By the end of this page, you will have a comprehensive framework for making denormalization decisions, avoiding common pitfalls, documenting choices, monitoring denormalized systems, and evolving schemas over time.
Before introducing any denormalization, systematically evaluate whether it's truly needed and properly understood:
The Three Questions Test:
Before any denormalization commits, answer these questions:
If you can't answer all three concisely, the denormalization isn't ready for implementation.
Denormalizing before you have actual performance data is speculation. You may optimize the wrong query, introduce complexity for problems that never materialize, or miss the real bottleneck. Measure first, always.

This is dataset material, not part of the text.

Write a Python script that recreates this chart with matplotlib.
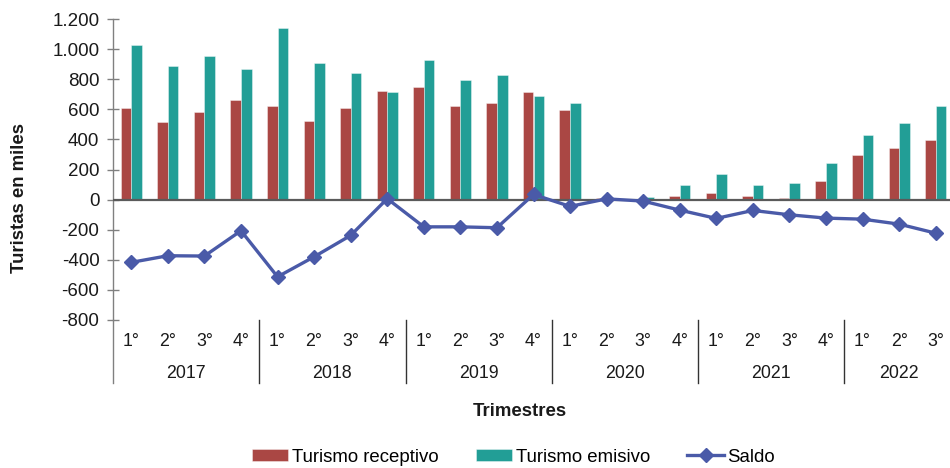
import matplotlib
matplotlib.use("Agg")
import matplotlib.pyplot as plt
from matplotlib.lines import Line2D
from matplotlib.transforms import blended_transform_factory
from matplotlib.ticker import FuncFormatter

plt.rcParams['font.family'] = ['Liberation Sans', 'DejaVu Sans']

years = ["2017", "2018", "2019", "2020", "2021", "2022"]
quarters = ["1°", "2°", "3°", "4°"] * 5 + ["1°", "2°", "3°"]
receptivo = [606, 515, 579, 661, 621, 524, 606, 723, 745, 619, 641, 716,
             595, 8, 5, 25, 45, 21, 10, 123, 298, 344, 393]
emisivo = [1024, 887, 951, 869, 1137, 905, 843, 716, 925, 798, 825, 686,
           639, 3, 15, 96, 169, 94, 110, 243, 426, 508, 619]
saldo = [-417, -373, -375, -207, -513, -380, -238, 6, -181, -181, -187, 34,
         -45, 5, -10, -70, -125, -72, -101, -123, -130, -163, -223]

W, H = 950, 468
fig = plt.figure(figsize=(W / 100, H / 100), dpi=100)

def fy(p):
    return 1 - p / H

ax_left, ax_right, ax_top, ax_bot = 113, 954, 19, 320
ax = fig.add_axes([ax_left / W, fy(ax_bot), (ax_right - ax_left) / W, (ax_bot - ax_top) / H])

red = "#AA4744"
teal = "#229E96"
blue = "#4A5AA8"

x = list(range(len(quarters)))
bw = 0.29
b1 = ax.bar([i - bw / 2 for i in x], receptivo, width=bw, color=red,
            edgecolor=(1, 1, 1, 0.45), linewidth=0.6, label="Turismo receptivo", zorder=2)
b2 = ax.bar([i + bw / 2 for i in x], emisivo, width=bw, color=teal,
            edgecolor=(1, 1, 1, 0.45), linewidth=0.6, label="Turismo emisivo", zorder=2)
ax.axhline(0, color="#5a5a5a", linewidth=1.6, zorder=3)
ln, = ax.plot(x, saldo, color=blue, linewidth=2.4, marker="D", markersize=7,
              label="Saldo", zorder=4)

ax.set_xlim(-0.5, len(quarters) - 0.5)
ax.set_ylim(-800, 1200)
ax.set_yticks(range(-800, 1201, 200))
ax.yaxis.set_major_formatter(FuncFormatter(lambda v, p: f"{int(v):,}".replace(",", ".")))
ax.tick_params(axis="y", direction="inout", length=8.6, width=1.0, color="#808080",
               pad=5.5, labelsize=13.5, labelcolor="#1a1a1a")
ax.set_xticks([])
for s in ["top", "right", "bottom"]:
    ax.spines[s].set_visible(False)
ax.spines["left"].set_color("#808080")
ax.spines["left"].set_linewidth(1.0)

tr = blended_transform_factory(ax.transData, fig.transFigure)
for i, q in enumerate(quarters):
    ax.text(i, fy(341), q, transform=tr, ha="center", va="center",
            fontsize=12.8, color="#1a1a1a", clip_on=False)
year_centers = [1.5, 5.5, 9.5, 13.5, 17.5, 21]
for c, yl in zip(year_centers, years):
    ax.text(c, fy(373), yl, transform=tr, ha="center", va="center",
            fontsize=12.8, color="#1a1a1a", clip_on=False)
for b in [-0.5, 3.5, 7.5, 11.5, 15.5, 19.5]:
    col = "#808080" if b < 0 else "#333333"
    ax.add_line(Line2D([b, b], [fy(ax_bot), fy(383)], transform=tr, color=col,
                       linewidth=1.0, clip_on=False))

fig.text(520 / W, fy(412), "Trimestres", ha="center", va="center",
         fontsize=13.4, fontweight="bold", color="#1a1a1a")
fig.text(20 / W, fy(198), "Turistas en miles", ha="center", va="center",
         rotation=90, fontsize=13.4, fontweight="bold", color="#1a1a1a")

fig.legend([b1, b2, ln], ["Turismo receptivo", "Turismo emisivo", "Saldo"],
           loc="center", bbox_to_anchor=(513.5 / W, fy(457)), ncol=3,
           frameon=False, fontsize=13.4, handlelength=1.95, handleheight=0.55,
           handletextpad=0.2, columnspacing=2.0, borderaxespad=0, borderpad=0)

fig.savefig("out.png", dpi=100)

Denormalization without documentation becomes a maintenance nightmare. Future developers (including your future self) need to understand what was denormalized, why, and how it stays synchronized.
What to Document:
| Element | Purpose | Example |
|---|---|---|
| Denormalized columns/tables | Identify what's derived vs. source | Orders.customer_name replicated from Customers.name |
| Source of truth | Clarify authoritative data | Source: Customers.name; Orders.customer_name is derived |
| Synchronization mechanism | Explain how data stays consistent | Trigger on Customers UPDATE propagates to Orders |
| Staleness tolerance | Define acceptable inconsistency window | May be stale up to 5 minutes; refreshed by cron job |
| Monitoring/alerting | How to detect problems | Alert if CustomerCount MV not refreshed > 15 min |
| Rollback plan | How to remove if problematic | Can revert by dropping MV and column; existing queries gracefully degrade |
Documentation Formats:
1. Schema-Level Comments:
CREATE TABLE orders (
order_id SERIAL PRIMARY KEY,
customer_id INT NOT NULL REFERENCES customers(customer_id),
-- DENORMALIZED: Replicated from customers.customer_name
-- Source of truth: customers table
-- Sync: Trigger trg_customer_name_sync on customers UPDATE
-- Staleness: Real-time (transactional trigger)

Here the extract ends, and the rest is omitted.